We All Live With Images

As we have seen, a person's identity cannot be summed up in just one label. Often though we tend to concentrate on limited or distorted aspects. This is because the responses of different human groups to each other are the product of a complicated system of social relations and power. To discover some of the mechanisms at work, we need to examine the role of stereotypes, prejudice and ethnocentrism.


Stereotypes consist basically in shared beliefs or thoughts about a particular human group. A stereotype is an ensemble of characteristics that sums up a human group usually in terms of behaviour, habits, etc.

The objective of stereotypes is to simplify reality: "they are like that". Bosses are tyrannical; these people are lazy, those are punctual; the people in that part of town are dangerous - one or some of them may have been, but all? Sometimes we use stereotypes about the group to which we feel we belong in order to feel stronger or superior to others. (Or, indeed, to excuse faults in ourselves - "What can I do about it? We are all like that!"). Stereotypes are usually based on some kind of contact or images that we have acquired in school, through mass media or at home, which then become generalised to take in all the people who could possibly be linked.

It has been suggested that we need stereotypes in order to survive. How useful do you think they are?

In everyday language it is sometimes difficult to tell the difference between stereotypes and prejudices.


A prejudice is a judgement we make about another person or other people without really knowing them. Prejudices can be negative or positive in character. Prejudices are learned as part of our socialisation process and they are very difficult to modify or eradicate. Therefore it is important that we are aware that we have them.

To explain this concept more directly it could help to examine how deeply we know all of our friends. We may have different friends for different occasions, for going to the cinema, going walking, helping with homework, playing football, going to concerts. Do we know what music our football friends enjoy? Or do we just guess? Making assumptions is easy and common. If it is that simple to make assumptions about friends, think how easy it is to make false judgments about people you don't know.

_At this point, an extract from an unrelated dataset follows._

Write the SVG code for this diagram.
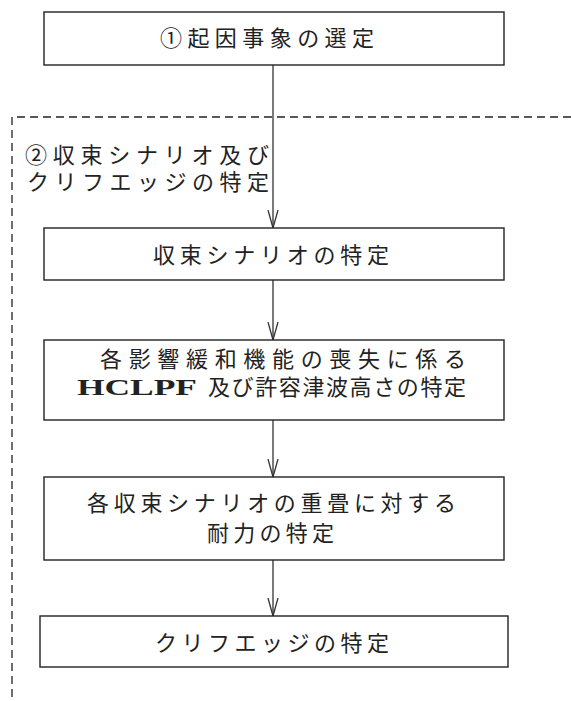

Why do you think prejudices are hard to change?

Prejudices and stereotypes are schemes that help us to understand reality; when reality does not correspond to our prejudice it is easier for our brains to change our interpretation of reality than to change the prejudice. Prejudices help us to complement information when we do not have it all. Siang Be demonstrates this process by asking his audience to listen to the following passage:

"Mary heard the ice-cream van coming down the street. She remembered her birthday money and ran into the house".

You could interpret this passage like this: Mary is a child, she would like an ice-cream, she runs into the house to get some money so that she can buy the ice-cream. But where do you find any of this information? Try changing any of the nouns in the passage ('money' to 'gun', for instance) and see what happens.

Prejudice and stereotypes about other cultural groups

We absorb prejudices and stereotypes about other cultural groups sometimes unconsciously - but they come from somewhere and they serve many purposes:

• to help us evaluate our own cultures

• to evaluate other cultures and ways of life

• to govern the pattern of relationships our culture maintains with other cultures

• to justify the treatment and discrimination of people from other cultures.


Our judgements, evaluations and justifications are influenced strongly by our ethnocentrism. This means that we believe our response to the world - our culture - is the right one, others are somehow not normal. We feel that our values and ways of living are universal, the correct ones for all people, the "others" are just too stupid to understand this obvious fact. Mere contact with people from other cultures can actually reinforce our prejudices, our ethnocentric spectacles blinding us to anything but that which we expect to see. Other cultures may seem attractive or exotic for us but usually our view is coloured by negative prejudices and stereotypes and so we reject them.